*Provided data:*
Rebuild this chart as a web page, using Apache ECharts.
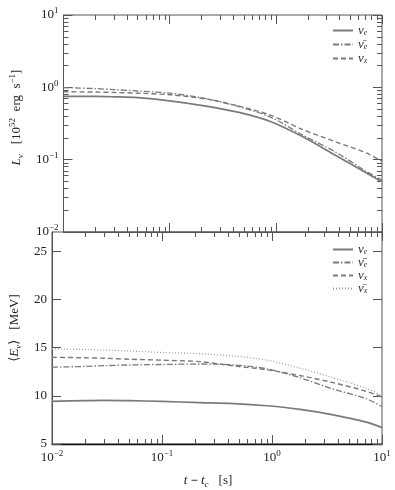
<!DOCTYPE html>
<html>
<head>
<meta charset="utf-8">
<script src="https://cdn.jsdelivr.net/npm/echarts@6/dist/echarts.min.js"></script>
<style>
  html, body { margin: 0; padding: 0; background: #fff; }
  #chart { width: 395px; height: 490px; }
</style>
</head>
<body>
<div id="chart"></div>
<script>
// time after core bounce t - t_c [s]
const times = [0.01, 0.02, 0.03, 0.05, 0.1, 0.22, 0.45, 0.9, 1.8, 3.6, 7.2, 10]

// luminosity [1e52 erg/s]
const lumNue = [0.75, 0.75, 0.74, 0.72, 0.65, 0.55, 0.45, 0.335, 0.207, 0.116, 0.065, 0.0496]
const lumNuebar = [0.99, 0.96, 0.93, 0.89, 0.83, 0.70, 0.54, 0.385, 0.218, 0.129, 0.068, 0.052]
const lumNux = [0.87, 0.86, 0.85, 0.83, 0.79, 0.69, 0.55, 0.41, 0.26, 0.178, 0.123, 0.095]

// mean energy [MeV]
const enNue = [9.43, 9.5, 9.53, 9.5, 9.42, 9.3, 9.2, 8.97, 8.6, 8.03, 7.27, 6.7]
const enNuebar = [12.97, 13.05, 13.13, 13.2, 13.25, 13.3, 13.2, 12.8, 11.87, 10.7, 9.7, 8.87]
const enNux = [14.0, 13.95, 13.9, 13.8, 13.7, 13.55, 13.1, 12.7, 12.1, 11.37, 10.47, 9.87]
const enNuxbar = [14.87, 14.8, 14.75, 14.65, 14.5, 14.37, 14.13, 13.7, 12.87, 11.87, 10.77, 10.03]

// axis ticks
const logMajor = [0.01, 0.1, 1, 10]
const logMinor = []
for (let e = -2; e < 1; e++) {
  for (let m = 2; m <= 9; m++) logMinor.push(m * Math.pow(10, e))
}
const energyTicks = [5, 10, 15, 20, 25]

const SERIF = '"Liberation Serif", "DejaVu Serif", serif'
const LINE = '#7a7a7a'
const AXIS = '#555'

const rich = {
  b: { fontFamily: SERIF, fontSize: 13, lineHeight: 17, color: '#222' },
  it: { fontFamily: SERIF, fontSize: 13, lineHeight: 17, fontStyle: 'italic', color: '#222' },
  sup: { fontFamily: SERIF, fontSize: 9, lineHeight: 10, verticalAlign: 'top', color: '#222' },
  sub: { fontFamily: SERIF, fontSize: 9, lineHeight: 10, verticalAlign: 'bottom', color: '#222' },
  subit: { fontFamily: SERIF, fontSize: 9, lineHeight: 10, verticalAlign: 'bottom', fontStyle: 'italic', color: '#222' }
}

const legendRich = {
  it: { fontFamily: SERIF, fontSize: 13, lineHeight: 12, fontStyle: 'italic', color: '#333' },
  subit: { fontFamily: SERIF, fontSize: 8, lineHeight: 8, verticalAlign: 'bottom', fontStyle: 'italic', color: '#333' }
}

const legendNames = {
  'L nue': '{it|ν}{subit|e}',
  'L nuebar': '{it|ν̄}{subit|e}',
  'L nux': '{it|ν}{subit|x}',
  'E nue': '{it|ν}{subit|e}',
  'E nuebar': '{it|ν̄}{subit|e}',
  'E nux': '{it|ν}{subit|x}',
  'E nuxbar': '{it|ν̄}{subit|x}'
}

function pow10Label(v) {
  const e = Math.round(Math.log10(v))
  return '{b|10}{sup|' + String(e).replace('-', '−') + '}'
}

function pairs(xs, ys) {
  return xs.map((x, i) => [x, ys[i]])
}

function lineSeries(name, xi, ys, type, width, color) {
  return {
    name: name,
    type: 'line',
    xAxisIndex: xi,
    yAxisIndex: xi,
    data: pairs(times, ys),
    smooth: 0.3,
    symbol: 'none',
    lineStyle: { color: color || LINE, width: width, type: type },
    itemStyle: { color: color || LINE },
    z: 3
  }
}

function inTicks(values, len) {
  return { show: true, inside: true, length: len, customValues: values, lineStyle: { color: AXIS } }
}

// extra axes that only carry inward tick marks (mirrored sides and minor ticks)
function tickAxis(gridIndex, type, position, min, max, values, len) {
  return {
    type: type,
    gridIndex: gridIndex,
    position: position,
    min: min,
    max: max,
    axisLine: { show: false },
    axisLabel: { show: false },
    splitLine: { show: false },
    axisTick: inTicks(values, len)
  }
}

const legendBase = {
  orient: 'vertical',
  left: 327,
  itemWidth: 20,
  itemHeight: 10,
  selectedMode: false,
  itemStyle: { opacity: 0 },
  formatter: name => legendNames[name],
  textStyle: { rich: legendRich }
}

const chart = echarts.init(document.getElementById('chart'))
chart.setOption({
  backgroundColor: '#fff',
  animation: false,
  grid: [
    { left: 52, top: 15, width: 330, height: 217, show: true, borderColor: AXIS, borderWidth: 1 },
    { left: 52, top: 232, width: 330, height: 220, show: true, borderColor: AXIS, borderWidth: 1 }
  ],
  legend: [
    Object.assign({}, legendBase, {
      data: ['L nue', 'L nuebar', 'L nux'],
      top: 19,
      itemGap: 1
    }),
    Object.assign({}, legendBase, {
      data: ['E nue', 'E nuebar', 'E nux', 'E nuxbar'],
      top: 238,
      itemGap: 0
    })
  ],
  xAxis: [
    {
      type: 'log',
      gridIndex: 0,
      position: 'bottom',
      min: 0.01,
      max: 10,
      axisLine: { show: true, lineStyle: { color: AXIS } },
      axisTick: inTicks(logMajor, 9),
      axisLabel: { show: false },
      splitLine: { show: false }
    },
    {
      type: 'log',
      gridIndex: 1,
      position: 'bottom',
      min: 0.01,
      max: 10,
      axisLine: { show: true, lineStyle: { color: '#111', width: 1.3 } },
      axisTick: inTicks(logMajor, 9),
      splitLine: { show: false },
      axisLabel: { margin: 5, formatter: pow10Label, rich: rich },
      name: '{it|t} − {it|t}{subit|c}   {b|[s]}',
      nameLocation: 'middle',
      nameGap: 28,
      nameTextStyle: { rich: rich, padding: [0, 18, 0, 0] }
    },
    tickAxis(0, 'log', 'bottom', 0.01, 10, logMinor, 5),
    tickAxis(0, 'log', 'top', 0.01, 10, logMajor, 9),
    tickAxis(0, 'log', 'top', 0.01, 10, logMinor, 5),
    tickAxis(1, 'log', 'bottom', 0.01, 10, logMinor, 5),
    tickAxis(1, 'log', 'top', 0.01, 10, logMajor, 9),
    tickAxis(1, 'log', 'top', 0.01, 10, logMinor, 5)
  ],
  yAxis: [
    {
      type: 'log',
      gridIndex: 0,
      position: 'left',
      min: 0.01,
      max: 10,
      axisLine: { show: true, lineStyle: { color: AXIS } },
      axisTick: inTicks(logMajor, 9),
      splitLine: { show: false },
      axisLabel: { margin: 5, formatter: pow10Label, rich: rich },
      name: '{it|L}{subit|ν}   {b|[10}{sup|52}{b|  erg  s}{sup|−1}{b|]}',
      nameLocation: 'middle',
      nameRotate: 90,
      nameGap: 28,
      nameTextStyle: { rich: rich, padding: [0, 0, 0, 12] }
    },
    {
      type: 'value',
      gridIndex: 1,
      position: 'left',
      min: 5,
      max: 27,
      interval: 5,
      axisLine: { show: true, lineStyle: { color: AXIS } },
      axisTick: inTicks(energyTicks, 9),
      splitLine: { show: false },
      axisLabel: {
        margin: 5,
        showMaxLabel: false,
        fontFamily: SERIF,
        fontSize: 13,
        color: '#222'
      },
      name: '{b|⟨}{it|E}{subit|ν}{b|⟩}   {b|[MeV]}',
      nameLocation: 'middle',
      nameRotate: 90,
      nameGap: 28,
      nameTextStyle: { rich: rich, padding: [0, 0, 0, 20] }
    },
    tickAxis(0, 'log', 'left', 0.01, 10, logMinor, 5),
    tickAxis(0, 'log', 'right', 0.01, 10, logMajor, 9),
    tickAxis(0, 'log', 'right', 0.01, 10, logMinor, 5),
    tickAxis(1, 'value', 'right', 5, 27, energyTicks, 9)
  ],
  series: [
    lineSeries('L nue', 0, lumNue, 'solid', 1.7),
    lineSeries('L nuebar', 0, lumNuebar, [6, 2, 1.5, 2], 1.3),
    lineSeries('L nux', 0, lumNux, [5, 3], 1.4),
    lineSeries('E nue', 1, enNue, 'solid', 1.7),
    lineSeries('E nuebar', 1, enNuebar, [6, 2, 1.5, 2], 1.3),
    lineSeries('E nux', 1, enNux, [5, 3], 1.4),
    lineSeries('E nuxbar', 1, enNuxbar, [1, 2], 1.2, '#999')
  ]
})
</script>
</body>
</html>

*What this task involves:*
Omitting all pictures, restate exactly the lines of the material from its start through the line that contains "0.178, 0.123, 0.095]".

*Result of this exercise:*
Rebuild this chart as a web page, using Apache ECharts.
<!DOCTYPE html>
<html>
<head>
<meta charset="utf-8">
<script src="https://cdn.jsdelivr.net/npm/echarts@6/dist/echarts.min.js"></script>
<style>
  html, body { margin: 0; padding: 0; background: #fff; }
  #chart { width: 395px; height: 490px; }
</style>
</head>
<body>
<div id="chart"></div>
<script>
// time after core bounce t - t_c [s]
const times = [0.01, 0.02, 0.03, 0.05, 0.1, 0.22, 0.45, 0.9, 1.8, 3.6, 7.2, 10]

// luminosity [1e52 erg/s]
const lumNue = [0.75, 0.75, 0.74, 0.72, 0.65, 0.55, 0.45, 0.335, 0.207, 0.116, 0.065, 0.0496]
const lumNuebar = [0.99, 0.96, 0.93, 0.89, 0.83, 0.70, 0.54, 0.385, 0.218, 0.129, 0.068, 0.052]
const lumNux = [0.87, 0.86, 0.85, 0.83, 0.79, 0.69, 0.55, 0.41, 0.26, 0.178, 0.123, 0.095]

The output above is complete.